September 18, 2015
Looking at artwork for this month’s cover story was, shall I say, an “enlightening” experience. Like many, I’ve become familiar with the multitude of extreme obstacle race courses that have proliferated in recent years, although I’ve yet to participate in one. At the risk of sounding like a stick in the mud, I’m not so sure I want to after reading Christopher Fusco and Jesse Lubin’s piece, which starts on page 24.
For instance, in one image I found, dozens of mud-covered athletes scamper across a water-logged field with hundreds of live wires hanging down like streamers at an electric eel’s birthday party, each one apparently loaded with 10,000 volts. Tough Mudder, a major purveyor of the extreme race experience, calls the obstacle “Electroshock Therapy” and brags about a redesign this year that includes a hot zone with wires containing “souped-up voltage.” In another event, participants climb what Tough Mudder describes as the tallest obstacle in its history before shooting down a water slide toward and through a five-foot-high wall of fire before ultimately splashing down into frigid mud waters.

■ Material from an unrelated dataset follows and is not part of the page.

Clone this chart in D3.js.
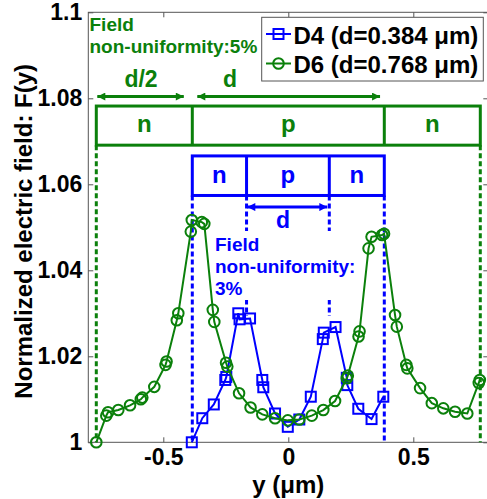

It’s tough to imagine how courts dealing with the inevitable accidents that occur on these courses will be able to differentiate between simple and gross negligence when it comes to liability. After all, a description of each obstacle is readily available on these races’ websites, and race organizers don’t exactly mince words when it comes to the reality of danger and injury included in each. As with most liability issues, it’s likely to boil down to the specifics of each incident, but I’d be shocked if we don’t see more of these cases make their way through the courts and into the pockets of insurers that provide coverage.